A year later she was winning championships in the pole vault for Brentwood Academy. During her junior year she cleared 11 feet 3 inches and set the regional record. She won the state championship that year in a jump off. She vaulted 11-4 her senior year, winning the state championship again.
During the summers she was trained by noted Nashville track and field coach Bill Ethridge. “A lot of kids from private schools would come to work with Bill,” she says. “It was really fun to have a small group of people who weren’t necessarily from my school to work out with.”
Ethridge passed away before Hasty’s high school career was over, but his network of coaches in the track and field community had become aware of Hasty and her rise to pole-vaulting prominence. One of those coaches was Clark Humphreys, an assistant track and field coach at Vanderbilt—just a hop, skip and jump from Hasty’s hometown of Brentwood, Tenn.
As it turns out, Humphreys shared another connection with Hasty: He too had won state high school championships in the pole vault as a student at Brentwood Academy.
“When I first started thinking about her, I truly did not think of that connection,” says Humphreys. “An old teammate of mine, who is an assistant coach at Brentwood Academy, was the one who brought it to my attention that the boys’ school record holder could coach the girls’ school record holder.”
Convincing Hasty to stay close to home was a challenge. As with many young people, she was interested in putting some distance between herself and her hometown. “My junior year I thought this was the only place where I would not come,” she says. “My parents always wanted me to come to Vanderbilt. Because they wanted me to come so much, I thought I didn’t want to come. But things just worked out.”
Alyson’s mother, Alyssa Hasty, PhD’99, is an associate professor and researcher in the molecular physiology and biophysics department at Vanderbilt. Her father, Alan Hasty, is an executive with Nissan. Except for a two-year stint in Japan as a young child, Alyson has always lived in this area.
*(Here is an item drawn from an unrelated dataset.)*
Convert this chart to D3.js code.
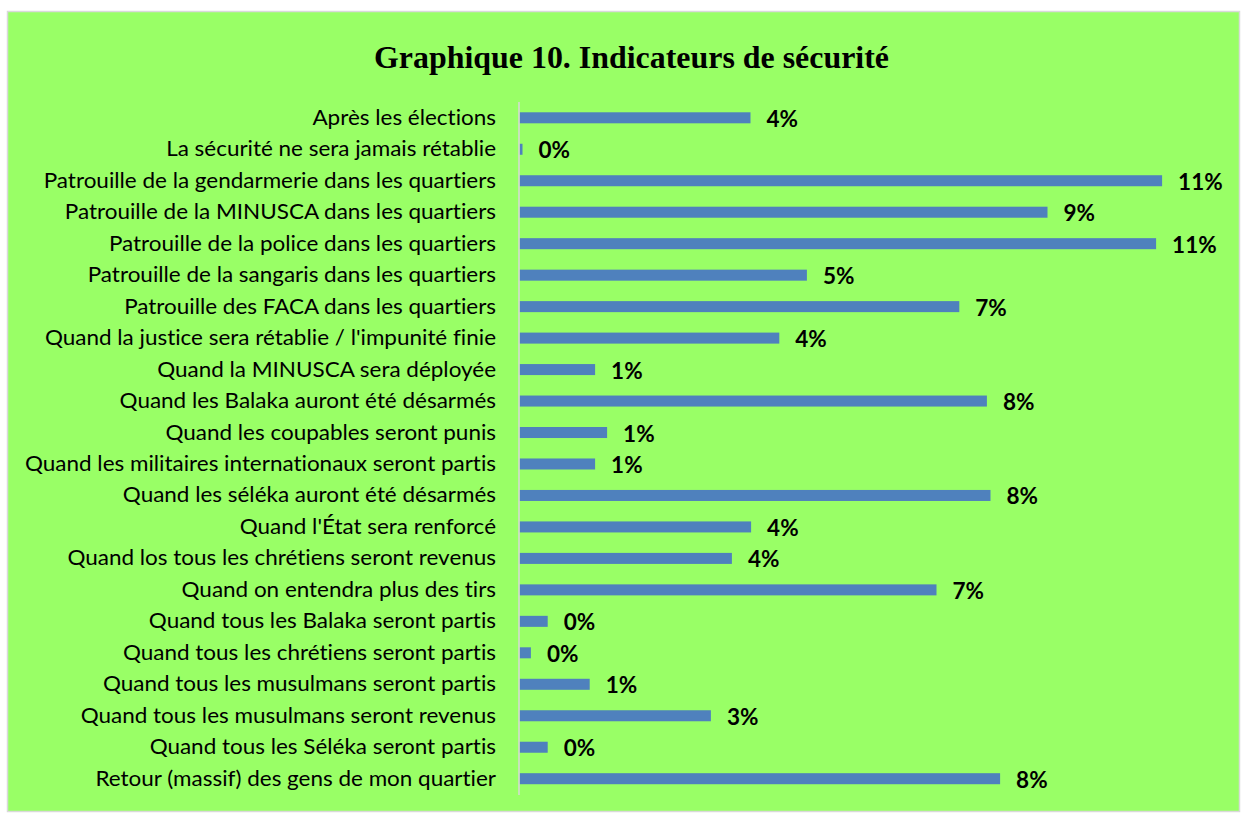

“I had talked to UT a little bit and a few smaller schools,” she says of her decision-making process. During her junior year Hasty was mistakenly listed as a sophomore in a local newspaper report about her state championship. “That kind of messed things up because if you’re a sophomore, schools can’t talk to you. I don’t know if things would’ve been different if I’d been listed correctly. Coach Humphreys started to talk to me, and it seemed like a really good fit. I came on a visit and loved it.”
As do all Vanderbilt freshmen, Hasty lives in The Commons, the university’s residential community for first-year students. “I’m in a triple,” she says of the accommodations. “Both of the other girls are from here, too. One of them is a soccer player, and the other one went to school with my boyfriend in high school. It was just a crazy thing, but we all wound up blending perfectly.”
Hasty is majoring in child development, so being housed on the Peabody campus in The Commons is a bonus. “My classes are about a five-minute walk from my door.” She has spent summers teaching gymnastics to preschoolers. “I love children. I’d love to do some kind of family counseling or something in that area,” she says of life after Vanderbilt.
Life close to home has worked out well, too. She has the out-of-the-nest space she wanted and more. “It’s been really good,” she says. “It’s also been nice on weekends to be able to go home right down the road.”
Weekend trips home are few and far between this spring, however, as track and field is in full swing. “In high school there was some indoor competition, but not much. In college you have indoor and outdoor. They back up to each other. We came back from Christmas break a few days early and had our first meet that next weekend. For the most part, we’re traveling almost every weekend.”